Kaiden Guhle, D, Montreal Canadiens

With Lane Hutson’s head faking and dodging through traffic, Guhle is flying under the radar. His style of game doesn’t make the highlight reels on a nightly basis either.

Multi-cat pools will be Guhle’s bread and butter. His point totals will never compare to the elite defensive point producers. Instead, think of MacKenzie Weegar, D, Calgary Flames, or Jake Muzzin. You know, the 40-point stalwart that stuffs all your categories like they’re Christmas stockings.

He’s receiving 51% of the Canadiens’ penalty kill ice time and only 2.6% of the power play. He’s also getting only 34.4% of his starts in the offensive zone. At 21:45 ice time per game, it is clear as day that the Canadiens rely on Guhle heavily for his defensive play. With such limited offensive opportunity, Guhle’s production is naturally limited.

This is his third NHL season. Statistically, I’m looking for Guhle to bump his shots from 1.4 and push them closer to two per game. I am hoping for a similar bump in hits. Last year he had 114 hits, 1.4 per game. Ideally, this increases to or above his rookie season of 1.81 per game. Production-wise, I’d love to see him increase from 22 to 30 or 35.

No one clambered to draft Muzzin early. However, he was always owned.

As far as emerging NHL players, Guhle won’t be a fantasy number one defenceman.
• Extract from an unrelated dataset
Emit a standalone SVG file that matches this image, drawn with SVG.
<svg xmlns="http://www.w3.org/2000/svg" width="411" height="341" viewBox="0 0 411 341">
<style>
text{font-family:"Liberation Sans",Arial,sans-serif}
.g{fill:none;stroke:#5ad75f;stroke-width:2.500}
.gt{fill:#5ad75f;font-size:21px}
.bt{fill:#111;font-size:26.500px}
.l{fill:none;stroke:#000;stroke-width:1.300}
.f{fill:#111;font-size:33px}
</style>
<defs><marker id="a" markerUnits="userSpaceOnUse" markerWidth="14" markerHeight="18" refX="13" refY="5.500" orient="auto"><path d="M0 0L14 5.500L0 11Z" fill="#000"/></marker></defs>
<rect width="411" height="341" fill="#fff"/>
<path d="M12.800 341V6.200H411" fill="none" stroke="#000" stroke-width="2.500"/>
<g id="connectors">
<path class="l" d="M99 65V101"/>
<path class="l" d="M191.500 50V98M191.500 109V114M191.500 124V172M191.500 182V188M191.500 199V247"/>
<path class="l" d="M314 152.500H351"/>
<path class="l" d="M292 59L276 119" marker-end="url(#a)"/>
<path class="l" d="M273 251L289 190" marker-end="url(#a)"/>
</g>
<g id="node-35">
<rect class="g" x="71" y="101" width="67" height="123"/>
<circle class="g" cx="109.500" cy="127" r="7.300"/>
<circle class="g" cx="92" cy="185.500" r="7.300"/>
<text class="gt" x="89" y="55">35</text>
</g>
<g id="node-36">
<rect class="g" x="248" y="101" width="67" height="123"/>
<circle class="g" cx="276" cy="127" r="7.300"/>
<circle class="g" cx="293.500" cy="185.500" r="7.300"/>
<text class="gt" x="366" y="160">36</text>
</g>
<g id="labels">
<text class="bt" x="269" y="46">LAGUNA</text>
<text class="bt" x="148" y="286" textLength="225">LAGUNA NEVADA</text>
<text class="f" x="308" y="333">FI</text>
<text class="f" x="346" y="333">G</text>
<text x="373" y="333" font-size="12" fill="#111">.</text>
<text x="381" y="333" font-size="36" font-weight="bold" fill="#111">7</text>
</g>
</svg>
He should become a must-own depth defenceman in all multi-cat fantasy leagues. Ideally, Guhle develops into a rock-solid 40-point, 150-shot, 150-hit, 180-block defenceman. He also has a little chippiness to his game and should dish 60-ish penalty minutes a season. It will be another year or two before he fulfills this completely.

That’ll do it for this week. Thanks for reading.